There's a lot of stuff here and I can't answer it all as I get ready for work so I'll rush through this.
The speed penalty is most at compile time. There's actually not much of a runtime speed penalty if code without this module attempts the same level of validation. If you don't mind the compile time hit, you're probably OK. In a persistent environment (such as mod_perl) you may never notice. Caveat: I haven't benchmarked this, so take what I say with a grain of salt. I was looking for programmer efficiency rather than CPU efficiency.

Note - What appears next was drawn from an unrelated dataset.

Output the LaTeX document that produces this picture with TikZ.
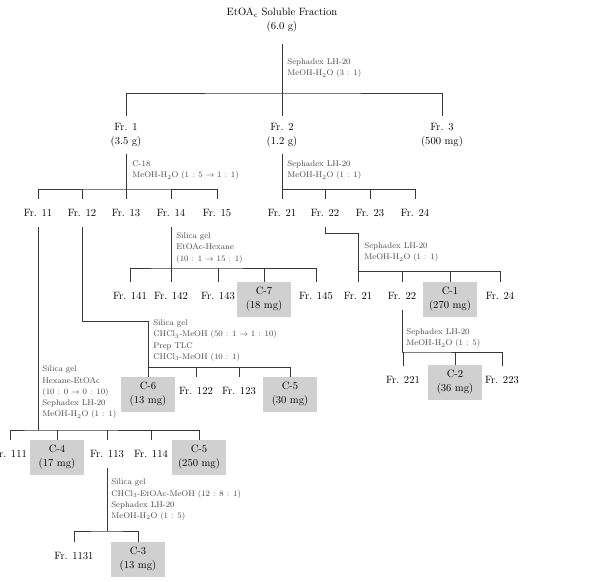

It should have no impact on caller because internally it uses goto to subvert the call stack. In this respect, it's even better than some hand-rolled code. However, I didn't write tests for this. I should do that. And can you give other introspective examples you'd like to see tested?
As for the code snippet you tested, yes it will handle that, if you use 'strict' mode.
In 'strict' mode, it considers the types of variables. That would actually work in 'loose' mode, but only because each subroutine has a different number of variables. Naturally, that would be more bug-prone. I wonder if I should have made 'strict' the default instead of 'loose'?
I used ref instead of Scalar::Util on the "simplest thing that could possibly work" principle. If you can give me a clear code snippet showing why ref is inferior (or point me to a resource.) I'll happily change it. (Update: Of course, I seem to recall some of the issues you mention. Hmm, I don't think I have a choice but to change it.)
The problem with more than one package per file is a combination of my code and how Filter::Simple works. It's very important that I know my calling package when setting argument lists with the subroutines so I determine this in &import. However, Filter::Simple keeps scanning through the code and cheerfully skips past package declarations, thus meaning I could alter subs in the wrong package. I thought about trying to parse out the the declarations and it didn't seem too hard, but Perl has so many odd corners that I thought there would be a good chance of missing something. As a result, I opted to keep it simple for my initial release.
I don't use prototypes because they're useless with methods and I wanted to limit the differences between using functions and methods. Right now they behave almost identically. What I didn't want was having to constantly respond to the following bug report:
And I didn't use attributes because even though I knew I could get something like signatures working, the real problem I wanted to transparently solve was signature-based multi-method dispatch. I don't know if that's possible with using attributes and a relatively straightforward syntax.